Submodular Variational Inference for Network Reconstruction
This addresses the challenge of inferring hidden connections in social networks from limited diffusion data, offering a computationally efficient solution for applications like online social analysis, though it is incremental as it builds on variational inference methods.
The paper tackles the network reconstruction problem from observed diffusion cascades, such as respondent-driven sampling, by proving the posterior distribution is Bayesian log-submodular and proposing VINE, a variational inference algorithm that recovers connected graphs with high accuracy in experiments on real-life networks.
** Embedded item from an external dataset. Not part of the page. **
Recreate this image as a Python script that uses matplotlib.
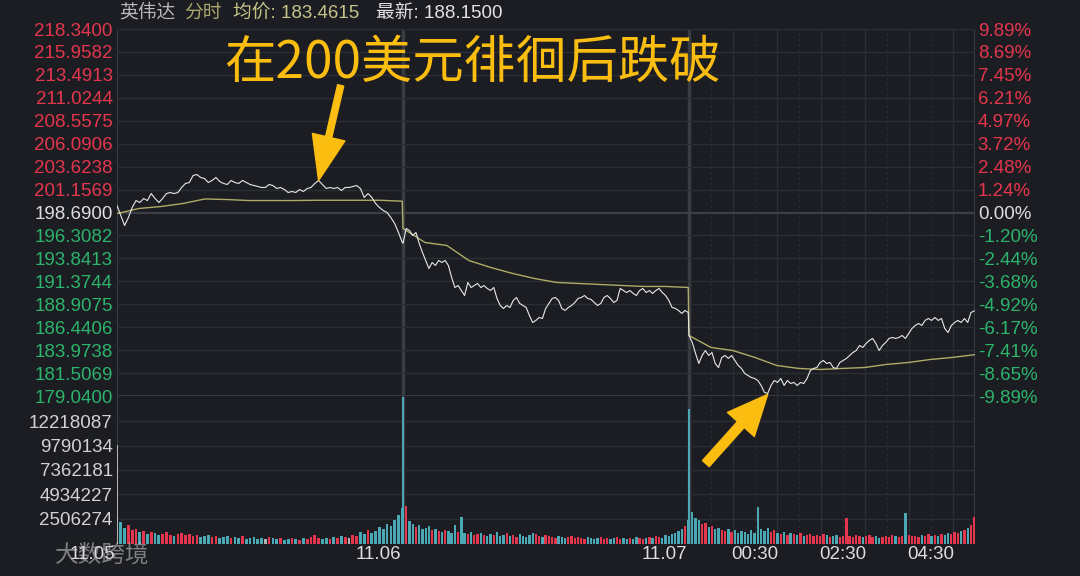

In real-world and online social networks, individuals receive and transmit information in real time. Cascading information transmissions (e.g. phone calls, text messages, social media posts) may be understood as a realization of a diffusion process operating on the network, and its branching path can be represented by a directed tree. The process only traverses and thus reveals a limited portion of the edges. The network reconstruction/inference problem is to infer the unrevealed connections. Most existing approaches derive a likelihood and attempt to find the network topology maximizing the likelihood, a problem that is highly intractable. In this paper, we focus on the network reconstruction problem for a broad class of real-world diffusion processes, exemplified by a network diffusion scheme called respondent-driven sampling (RDS). We prove that under realistic and general models of network diffusion, the posterior distribution of an observed RDS realization is a Bayesian log-submodular model.We then propose VINE (Variational Inference for Network rEconstruction), a novel, accurate, and computationally efficient variational inference algorithm, for the network reconstruction problem under this model. Crucially, we do not assume any particular probabilistic model for the underlying network. VINE recovers any connected graph with high accuracy as shown by our experimental results on real-life networks.